Landslide hazard mapping in the Constantine city,Northeast Algeria using frequency ratio,weighting factor,logistic regression,weights of evidence,and analytical hierarchy process methods

Landslides constitute the most widespread and damaging natural hazards in the Constantine city. They represent a significant constraint to development and urban planning. In order to reduce the risk related to potential landslide, there is a need to develop a comprehensive landslide hazard map (LHM) of the area for an efficient disaster management and for planning development activities. The purpose of this research is to prepare and compare the LHMs of the Constantine city, by applying frequency ratio (FR), weighting factor (Wf), logistic regression (LR), weights of evidence (WOE), and analytical hierarchy process (AHP) methods used in a framework of the geographical information system (GIS).

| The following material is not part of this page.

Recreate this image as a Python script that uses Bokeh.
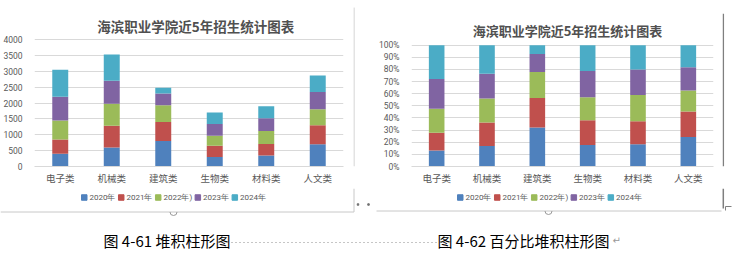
import math
from bokeh.plotting import figure
from bokeh.layouts import column, row
from bokeh.models import (ColumnDataSource, FactorRange, Range1d, FixedTicker,
                          NumeralTickFormatter, Label)
from bokeh.core.properties import value
from bokeh.embed import file_html
from bokeh.resources import INLINE

# Enrolment per department and year (students)
categories = ["电子类", "机械类", "建筑类", "生物类", "材料类", "人文类"]
years = ["2020年", "2021年", "2022年)", "2023年", "2024年"]
y2020 = [400, 600, 800, 300, 350, 700]
y2021 = [450, 680, 600, 350, 360, 600]
y2022 = [600, 700, 530, 320, 410, 500]
y2023 = [750, 720, 370, 370, 400, 550]
y2024 = [850, 830, 180, 360, 380, 520]

count_ticks = [0, 500, 1000, 1500, 2000, 2500, 3000, 3500, 4000]
share_ticks = [0, 0.1, 0.2, 0.3, 0.4, 0.5, 0.6, 0.7, 0.8, 0.9, 1.0]

title_text = "海滨职业学院近5年招生统计图表"
caption_left = "图 4-61 堆积柱形图"
caption_right = "图 4-62 百分比堆积柱形图"

colors = ["#4F81BD", "#C0504D", "#9BBB59", "#8064A2", "#4BACC6"]
GRID = "#D9D9D9"
TXT = "#595959"
EDGE = "#C8C8C8"
CJK = "Noto Sans CJK SC"

series = [y2020, y2021, y2022, y2023, y2024]
keys = ["s%d" % i for i in range(len(years))]

counts = {"cat": categories}
shares = {"cat": categories}
totals = [sum(v) for v in zip(*series)]
for k, s in zip(keys, series):
    counts[k] = s
    shares[k] = [v / t for v, t in zip(s, totals)]

CHART_H = 188
PAGE_W, PAGE_H = 733, 254


def chart(width, data, ticks, top_px, bottom_px, left, right, title_px, title_x, title_size):
    # the frame reaches the top of the canvas so the title can sit inside it;
    # the value axis is scaled so that the top tick lands at top_px
    span = ticks[-1] - ticks[0]
    y_end = span * bottom_px / (bottom_px - top_px)
    p = figure(width=width, height=CHART_H, x_range=FactorRange(*categories, range_padding=0),
               y_range=Range1d(0, y_end), output_backend="svg", toolbar_location=None,
               min_border_left=left, min_border_right=right,
               min_border_top=0, min_border_bottom=CHART_H - bottom_px)
    p.outline_line_color = None
    p.border_fill_color = "white"
    p.xgrid.grid_line_color = None
    p.ygrid.grid_line_color = GRID

    p.yaxis.ticker = FixedTicker(ticks=ticks)
    p.yaxis.axis_line_color = None
    p.yaxis.major_tick_line_color = None
    p.yaxis.minor_tick_line_color = None
    p.yaxis.major_label_text_font = "Roboto"
    p.yaxis.major_label_text_font_size = "8.5px"
    p.yaxis.major_label_text_color = TXT
    p.yaxis.major_label_standoff = 6

    p.xaxis.axis_line_color = GRID
    p.xaxis.major_tick_line_color = None
    p.xaxis.minor_tick_line_color = None
    p.xaxis.major_tick_out = 0
    p.xaxis.major_label_text_font = CJK
    p.xaxis.major_label_text_font_size = "9.5px"
    p.xaxis.major_label_text_color = TXT
    p.xaxis.major_label_standoff = 4

    p.vbar_stack(keys, x="cat", width=0.31, color=colors, line_color=None,
                 source=ColumnDataSource(data))

    title_y = span * (bottom_px - title_px) / (bottom_px - top_px)
    p.add_layout(Label(x=title_x, y=title_y, text=title_text, text_align="center",
                       text_baseline="middle", text_font=CJK, text_font_style="bold",
                       text_font_size=title_size, text_color="#505050"))
    return p


# Stacked column chart (absolute numbers)
left = chart(353, counts, count_ticks, 39, 166, 31, 10, 25, 3.13, "13.5px")

# 100% stacked column chart (shares)
right = chart(364, shares, share_ticks, 45, 167, 53, 9, 30, 3.10, "13px")
right.yaxis.formatter = NumeralTickFormatter(format="0%")


def strip(width, height):
    s = figure(width=width, height=height, x_range=Range1d(0, width),
               y_range=Range1d(height, 0), output_backend="svg",
               toolbar_location=None, min_border=0)
    s.axis.visible = False
    s.grid.visible = False
    s.outline_line_color = None
    return s


# right edges of the two chart boxes
sep1 = strip(5, CHART_H)
sep1.line([0.5, 0.5], [8, CHART_H], line_color=EDGE, line_width=1)
sep2 = strip(11, CHART_H)
sep2.line([0.8, 0.8], [15, CHART_H], line_color="#7F7F7F", line_width=1.5)

# lower strip: legends, box edges, captions (y measured downward in px)
low = strip(PAGE_W, PAGE_H - CHART_H)


def text_width(s, size):
    w = 0.0
    for ch in s:
        if ch.isdigit():
            w += 0.562 * size
        elif ch == ")":
            w += 0.33 * size
        else:
            w += size
    return w


def legend_row(x0, yc, size=8.0, box=5.5, gap=2.5, spacing=3.0):
    xs, tx = [], []
    x = x0
    for lab in years:
        xs.append(x + box / 2)
        tx.append(x + box + gap)
        x += box + gap + text_width(lab, size) + spacing
    low.rect(x=xs, y=[yc] * len(xs), width=box, height=box, color=colors)
    low.text(x=tx, y=[yc] * len(tx), text=years, text_baseline="middle",
             text_font=value("Roboto"), text_font_size="%gpx" % size, text_color=TXT)


legend_row(81, 9)
legend_row(457, 9)

edge_y = 23.5
low.line([353.5, 353.5], [0, edge_y], line_color=EDGE, line_width=1)
low.line([0, 353.5], [edge_y, edge_y], line_color=EDGE, line_width=1)
low.line([376, 721], [edge_y - 1, edge_y - 1], line_color=EDGE, line_width=1)
low.line([722.8, 722.8], [0, 20], line_color="#7F7F7F", line_width=1.5)
low.line([725, 725, 731], [22, 18, 18], line_color="#7F7F7F", line_width=1)

# selection handles on the box edges
low.arc(x=[173, 548], y=[edge_y, edge_y - 1], radius=3.5, start_angle=math.pi,
        end_angle=2 * math.pi, line_color="#9A9A9A", line_width=1)
low.rect(x=[357.5, 368], y=[16, 16], width=1.5, height=1.5, color="#707070")

low.add_layout(Label(x=103, y=52, text=caption_left, text_baseline="middle",
                     text_font=CJK, text_font_size="15px", text_color="black"))
low.line([231, 436], [54, 54], line_color="#8C8C8C", line_width=1, line_dash="1 3")
low.add_layout(Label(x=437, y=52, text=caption_right, text_baseline="middle",
                     text_font=CJK, text_font_size="15px", text_color="black"))
low.add_layout(Label(x=612, y=52, text="↵", text_baseline="middle",
                     text_font="DejaVu Sans", text_font_size="10px", text_color="#999999"))

layout = column(row(left, sep1, right, sep2, spacing=0), low, spacing=0)
open("out.html", "w").write(file_html(layout, INLINE))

Firstly, a landslide inventory map has been prepared based on the interpretation of aerial photographs, high resolution satellite images, fieldwork, and available literature. Secondly, eight landslide-conditioning factors such as lithology, slope, exposure, rainfall, land use, distance to drainage, distance to road, and distance to fault have been considered to establish LHMs using the FR, Wf, LR, WOE, and AHP models in GIS. For verification, the obtained LHMs have been validated comparing the LHMs with the known landslide locations using the receiver operating characteristics curves (ROC). The validated results indicate that the FR method provides more accurate prediction (86.59 %) of LHMs than the WOE (82.38 %), AHP (77.86 %), Wf (77.58 %), and LR (70.45 %) models. On the other hand, the obtained results showed that all the used models in this study provided a good accuracy in predicting landslide hazard in Constantine city. The established maps can be used as useful tools for risk prevention and land use planning in the Constantine region.